Updated March 19, 2011

First, the bottom line: your use of GPS for aerial navigation or approaches will not be affected by the geographical shift of Japan due to last week’s earthquake and tsunami. The extent of the unusual land mass movement varied, but the average shift was about eight feet.

“Really, that kind of shift would drop into the insignificant bucket for aviation GPS use,” said Bill Stone, avionics products manager for Garmin International, maker of numerous GPS devices. “Japan doesn’t have any public LPV [localizer performance with vertical guidance] approaches or any WAAS [wide area augmentation service] anyway, so even a 13-foot shift would be down in the noise.”

Of course, numerous airports and ground-based NAVAIDs in Japan were affected by the earthquake and tsunami that happened earlier this month. The earthquake was the fourth- most powerful anywhere on earth since 1900, with a Richter scale reading of 9.0. The last step on the Richter scale is 10.0, which has never been recorded, but would be expected to cause “possibly planet-wide destruction” according to the rating scale. The quake shifted a portion of the Japanese main island 13 feet closer to the United States; it and the resulting tsunami have so far claimed at least 7,000 lives, with more than 11,000 people still listed as missing.

But ground-based instrument approaches not ruined by the quake, tsunami or loss of electrical power are still operational. Ted Thompson, corporate technical leader for aeronautical charts and displays at Jeppesen, said all instrument approaches, both precision and non-precision, are built with tolerances that would absorb position or elevation changes such as those caused by the earthquake. He added that the Japanese Civil Aviation Bureau (JCAB) uses the same terminal instrument procedures (TERPS) guidance used by the FAA in building instrument approaches.

According to both Stone and Thompson, no NOTAMS related to either enroute or approach charts have been issued by the JCAB and none are expected. Several NOTAMs have been issued for other aviation-related issues, including airport closures. One NOTAM establishes a 30 kilometer “no fly” zone around the crippled nuclear power plant Fukushima Number One.
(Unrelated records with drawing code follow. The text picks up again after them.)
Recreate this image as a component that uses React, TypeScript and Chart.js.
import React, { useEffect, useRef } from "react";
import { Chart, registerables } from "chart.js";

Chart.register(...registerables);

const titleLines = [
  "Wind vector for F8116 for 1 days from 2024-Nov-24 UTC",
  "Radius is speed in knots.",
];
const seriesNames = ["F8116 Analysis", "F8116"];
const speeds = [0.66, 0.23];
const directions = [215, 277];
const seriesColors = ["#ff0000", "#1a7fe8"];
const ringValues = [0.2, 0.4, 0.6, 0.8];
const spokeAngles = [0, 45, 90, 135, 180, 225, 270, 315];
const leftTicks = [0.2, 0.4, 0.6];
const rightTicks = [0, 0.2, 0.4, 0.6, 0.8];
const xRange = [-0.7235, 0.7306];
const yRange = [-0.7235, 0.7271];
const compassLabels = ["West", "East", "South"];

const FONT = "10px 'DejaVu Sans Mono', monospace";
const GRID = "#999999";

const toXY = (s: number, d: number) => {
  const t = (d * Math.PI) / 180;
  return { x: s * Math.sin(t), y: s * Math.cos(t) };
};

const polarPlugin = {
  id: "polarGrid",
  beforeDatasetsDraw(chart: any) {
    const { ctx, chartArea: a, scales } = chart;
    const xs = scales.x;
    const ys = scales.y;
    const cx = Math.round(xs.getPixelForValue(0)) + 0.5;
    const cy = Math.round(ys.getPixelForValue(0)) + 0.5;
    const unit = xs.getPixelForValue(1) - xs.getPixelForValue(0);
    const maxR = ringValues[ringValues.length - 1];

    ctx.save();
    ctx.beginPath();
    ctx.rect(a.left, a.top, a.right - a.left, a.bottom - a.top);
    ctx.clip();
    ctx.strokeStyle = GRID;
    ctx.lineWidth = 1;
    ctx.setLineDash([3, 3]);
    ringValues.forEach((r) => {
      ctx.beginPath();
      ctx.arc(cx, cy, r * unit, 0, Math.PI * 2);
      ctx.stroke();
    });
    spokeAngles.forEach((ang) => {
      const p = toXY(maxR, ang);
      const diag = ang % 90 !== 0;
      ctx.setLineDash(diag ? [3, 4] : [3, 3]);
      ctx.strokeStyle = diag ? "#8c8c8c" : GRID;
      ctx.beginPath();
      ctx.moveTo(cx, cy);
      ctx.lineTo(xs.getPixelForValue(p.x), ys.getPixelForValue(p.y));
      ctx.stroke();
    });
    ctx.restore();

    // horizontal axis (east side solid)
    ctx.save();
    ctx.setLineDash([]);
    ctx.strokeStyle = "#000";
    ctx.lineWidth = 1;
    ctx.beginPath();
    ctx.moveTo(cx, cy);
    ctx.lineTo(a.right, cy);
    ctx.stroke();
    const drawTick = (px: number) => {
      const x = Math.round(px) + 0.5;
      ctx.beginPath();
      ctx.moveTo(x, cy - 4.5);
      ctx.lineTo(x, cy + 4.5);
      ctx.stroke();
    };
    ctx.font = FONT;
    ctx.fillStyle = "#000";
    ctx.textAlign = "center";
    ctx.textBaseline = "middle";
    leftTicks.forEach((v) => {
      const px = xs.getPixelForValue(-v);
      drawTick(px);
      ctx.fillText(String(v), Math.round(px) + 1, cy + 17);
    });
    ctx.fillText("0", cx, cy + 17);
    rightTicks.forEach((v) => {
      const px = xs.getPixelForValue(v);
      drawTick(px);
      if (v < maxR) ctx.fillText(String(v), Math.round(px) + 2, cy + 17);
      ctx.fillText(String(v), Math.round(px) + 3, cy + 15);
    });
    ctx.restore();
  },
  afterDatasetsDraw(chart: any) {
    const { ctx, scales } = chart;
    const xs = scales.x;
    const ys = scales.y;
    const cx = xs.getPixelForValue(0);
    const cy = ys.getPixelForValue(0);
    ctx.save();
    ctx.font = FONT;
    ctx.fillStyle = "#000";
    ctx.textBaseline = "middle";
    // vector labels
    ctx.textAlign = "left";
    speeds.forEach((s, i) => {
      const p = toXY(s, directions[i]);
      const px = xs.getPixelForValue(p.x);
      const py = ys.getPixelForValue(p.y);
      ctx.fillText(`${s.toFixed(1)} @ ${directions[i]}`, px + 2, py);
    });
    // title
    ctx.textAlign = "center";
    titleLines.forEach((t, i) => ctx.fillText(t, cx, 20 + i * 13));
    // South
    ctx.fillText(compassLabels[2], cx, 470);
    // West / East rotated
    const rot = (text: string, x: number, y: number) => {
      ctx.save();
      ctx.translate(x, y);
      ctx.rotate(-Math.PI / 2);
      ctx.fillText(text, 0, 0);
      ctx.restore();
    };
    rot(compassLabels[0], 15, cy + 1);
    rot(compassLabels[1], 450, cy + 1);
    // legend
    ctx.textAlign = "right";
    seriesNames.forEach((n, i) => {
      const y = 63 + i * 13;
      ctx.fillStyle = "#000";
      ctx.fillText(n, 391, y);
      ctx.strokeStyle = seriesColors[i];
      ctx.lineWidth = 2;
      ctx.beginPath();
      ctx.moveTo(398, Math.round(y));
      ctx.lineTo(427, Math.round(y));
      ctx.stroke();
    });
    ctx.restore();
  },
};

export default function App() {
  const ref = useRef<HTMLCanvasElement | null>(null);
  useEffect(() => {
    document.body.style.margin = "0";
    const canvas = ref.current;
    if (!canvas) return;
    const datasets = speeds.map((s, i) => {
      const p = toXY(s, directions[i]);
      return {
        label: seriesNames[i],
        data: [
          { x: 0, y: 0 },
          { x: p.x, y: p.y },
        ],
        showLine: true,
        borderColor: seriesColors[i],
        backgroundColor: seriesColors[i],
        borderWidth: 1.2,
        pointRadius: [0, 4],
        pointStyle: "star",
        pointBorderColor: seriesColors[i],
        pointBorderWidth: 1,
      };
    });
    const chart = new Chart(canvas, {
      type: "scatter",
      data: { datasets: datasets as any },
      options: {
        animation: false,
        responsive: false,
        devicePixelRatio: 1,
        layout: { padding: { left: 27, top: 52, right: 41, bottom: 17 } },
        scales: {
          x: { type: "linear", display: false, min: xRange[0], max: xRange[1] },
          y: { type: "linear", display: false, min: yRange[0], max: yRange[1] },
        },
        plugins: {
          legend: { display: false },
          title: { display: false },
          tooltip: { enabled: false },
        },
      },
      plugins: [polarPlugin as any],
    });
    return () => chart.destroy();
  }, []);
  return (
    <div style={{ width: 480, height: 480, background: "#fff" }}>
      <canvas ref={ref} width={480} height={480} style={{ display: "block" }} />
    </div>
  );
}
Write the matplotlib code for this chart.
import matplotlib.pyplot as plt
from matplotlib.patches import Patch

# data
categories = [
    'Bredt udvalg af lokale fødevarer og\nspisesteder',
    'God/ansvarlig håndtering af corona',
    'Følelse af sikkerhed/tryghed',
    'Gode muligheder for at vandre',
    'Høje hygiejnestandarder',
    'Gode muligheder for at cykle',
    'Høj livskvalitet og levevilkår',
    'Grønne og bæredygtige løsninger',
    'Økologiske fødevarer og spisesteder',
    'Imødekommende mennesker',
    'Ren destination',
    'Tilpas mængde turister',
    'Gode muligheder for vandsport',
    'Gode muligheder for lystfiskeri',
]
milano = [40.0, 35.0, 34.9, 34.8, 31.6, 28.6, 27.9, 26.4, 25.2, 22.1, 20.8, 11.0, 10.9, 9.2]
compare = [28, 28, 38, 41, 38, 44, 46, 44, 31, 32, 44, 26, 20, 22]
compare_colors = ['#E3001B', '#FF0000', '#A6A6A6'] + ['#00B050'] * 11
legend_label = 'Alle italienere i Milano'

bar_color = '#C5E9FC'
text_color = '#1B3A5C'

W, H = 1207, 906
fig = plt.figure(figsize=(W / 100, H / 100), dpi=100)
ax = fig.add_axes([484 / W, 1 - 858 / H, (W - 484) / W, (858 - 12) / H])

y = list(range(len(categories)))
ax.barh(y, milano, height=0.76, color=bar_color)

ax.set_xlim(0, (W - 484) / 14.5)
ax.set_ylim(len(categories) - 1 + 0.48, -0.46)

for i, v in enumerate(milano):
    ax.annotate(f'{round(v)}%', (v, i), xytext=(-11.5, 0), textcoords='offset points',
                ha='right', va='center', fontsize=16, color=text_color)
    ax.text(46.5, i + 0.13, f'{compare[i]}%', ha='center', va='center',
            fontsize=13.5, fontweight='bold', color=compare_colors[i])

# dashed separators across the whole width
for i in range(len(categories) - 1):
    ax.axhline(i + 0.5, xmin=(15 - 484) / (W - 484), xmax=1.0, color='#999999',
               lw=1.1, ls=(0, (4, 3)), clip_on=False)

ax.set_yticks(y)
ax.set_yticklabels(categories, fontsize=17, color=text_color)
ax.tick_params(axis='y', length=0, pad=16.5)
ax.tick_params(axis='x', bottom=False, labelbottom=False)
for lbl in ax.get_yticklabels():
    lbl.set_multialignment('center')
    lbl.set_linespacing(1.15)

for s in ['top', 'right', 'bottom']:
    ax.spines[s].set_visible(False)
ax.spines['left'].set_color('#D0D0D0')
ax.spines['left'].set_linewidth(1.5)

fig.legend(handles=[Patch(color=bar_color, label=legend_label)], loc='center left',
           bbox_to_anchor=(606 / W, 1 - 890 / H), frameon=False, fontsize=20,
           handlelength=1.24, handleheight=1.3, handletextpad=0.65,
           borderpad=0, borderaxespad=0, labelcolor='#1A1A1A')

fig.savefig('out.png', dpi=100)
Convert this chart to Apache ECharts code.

“It’s about what we would expect after such natural disasters such as the earthquake and tsunami,” said Thompson. “Other than those, there just isn’t any ‘out of the ordinary’ information coming out of Japan right now.” He said that Jeppesen maintains close contact with civil aviation authorities in 220 countries around the world, including Japan, and uses charting information provided by those governments in creating Jeppesen charts.

Along with ‘quake and GPS’-related pilot queries on NBAA’s Air Mail discussion lists, a concern was voiced about the increase in the speed of the earth’s rotation, since GPS accuracy depends on exact time, as measured by an atomic clock.

“The speed increase won’t affect atomic clocks at all,” said Stone. “Atomic clocks are independent of the earth’s rotation speed, unlike us humans.” He explained that there are two separate accepted definitions of time: atomic clock time, which defines one second as 9,192,631,770 cycles of the cesium-133 atom and a day as 86,400 of those seconds, and “human time” based on the rotation of the earth.

“We humans like to see 60 seconds in a minute, 60 minutes in an hour and 24 hours in a day,” he said. “For us, a day is one rotation of the earth. But one earth rotation is almost never exactly 86,400 atomic seconds, so a consortium of astronomers called the International Earth Rotation and Reference Systems Service adds or subtracts a ‘leap second’ when needed to make up the difference.”

Thompson said he expects that the Japanese government will start the process of re- surveying various aeronautical facilities and fixes once the immediate crises have passed. “Of course this earthquake and tsunami are unique events, but I would expect, based on previous situations, it will be months if not a year or more before we would see any permanent charting changes come through Japan’s aeronautical amendment process.”

It could be that the wait before correcting thousands of latitude and longitude coordinates will be a good thing in the long run, because land shifts from this earthquake might not be over. Japan continues to experience frequent and substantial aftershocks, so GPS coordinates could still shift. “Therefore, it may be months or even a year before GPS maps of the area can be considered accurate,” said Rebecca Pearson in a blog on the GPS City Buzz web site.